▶ **Task goal**:
Copy every line of the data exactly, leaving nothing out.

>> Start Supplied material

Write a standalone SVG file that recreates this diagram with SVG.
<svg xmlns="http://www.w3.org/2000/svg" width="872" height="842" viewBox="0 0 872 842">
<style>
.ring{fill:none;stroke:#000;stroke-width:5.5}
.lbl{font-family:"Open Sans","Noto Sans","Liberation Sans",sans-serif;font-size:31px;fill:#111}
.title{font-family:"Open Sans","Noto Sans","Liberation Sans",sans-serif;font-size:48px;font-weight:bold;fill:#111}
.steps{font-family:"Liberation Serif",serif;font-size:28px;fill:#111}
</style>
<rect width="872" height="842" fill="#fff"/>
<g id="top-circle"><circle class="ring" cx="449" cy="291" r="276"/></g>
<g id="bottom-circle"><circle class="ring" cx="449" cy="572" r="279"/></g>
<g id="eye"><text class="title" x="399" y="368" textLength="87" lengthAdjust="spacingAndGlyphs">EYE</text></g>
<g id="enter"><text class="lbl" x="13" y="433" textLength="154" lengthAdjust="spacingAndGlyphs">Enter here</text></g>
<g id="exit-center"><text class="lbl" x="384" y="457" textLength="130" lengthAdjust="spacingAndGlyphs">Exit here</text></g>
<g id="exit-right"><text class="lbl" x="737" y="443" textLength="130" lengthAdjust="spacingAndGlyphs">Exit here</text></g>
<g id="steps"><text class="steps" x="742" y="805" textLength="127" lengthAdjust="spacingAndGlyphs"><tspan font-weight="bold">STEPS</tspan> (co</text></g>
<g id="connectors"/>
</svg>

>> End Supplied material

▶ **Task solution**:
Write a standalone SVG file that recreates this diagram with SVG.
<svg xmlns="http://www.w3.org/2000/svg" width="872" height="842" viewBox="0 0 872 842">
<style>
.ring{fill:none;stroke:#000;stroke-width:5.5}
.lbl{font-family:"Open Sans","Noto Sans","Liberation Sans",sans-serif;font-size:31px;fill:#111}
.title{font-family:"Open Sans","Noto Sans","Liberation Sans",sans-serif;font-size:48px;font-weight:bold;fill:#111}
.steps{font-family:"Liberation Serif",serif;font-size:28px;fill:#111}
</style>
<rect width="872" height="842" fill="#fff"/>
<g id="top-circle"><circle class="ring" cx="449" cy="291" r="276"/></g>
<g id="bottom-circle"><circle class="ring" cx="449" cy="572" r="279"/></g>
<g id="eye"><text class="title" x="399" y="368" textLength="87" lengthAdjust="spacingAndGlyphs">EYE</text></g>
<g id="enter"><text class="lbl" x="13" y="433" textLength="154" lengthAdjust="spacingAndGlyphs">Enter here</text></g>
<g id="exit-center"><text class="lbl" x="384" y="457" textLength="130" lengthAdjust="spacingAndGlyphs">Exit here</text></g>
<g id="exit-right"><text class="lbl" x="737" y="443" textLength="130" lengthAdjust="spacingAndGlyphs">Exit here</text></g>
<g id="steps"><text class="steps" x="742" y="805" textLength="127" lengthAdjust="spacingAndGlyphs"><tspan font-weight="bold">STEPS</tspan> (co</text></g>
<g id="connectors"/>
</svg>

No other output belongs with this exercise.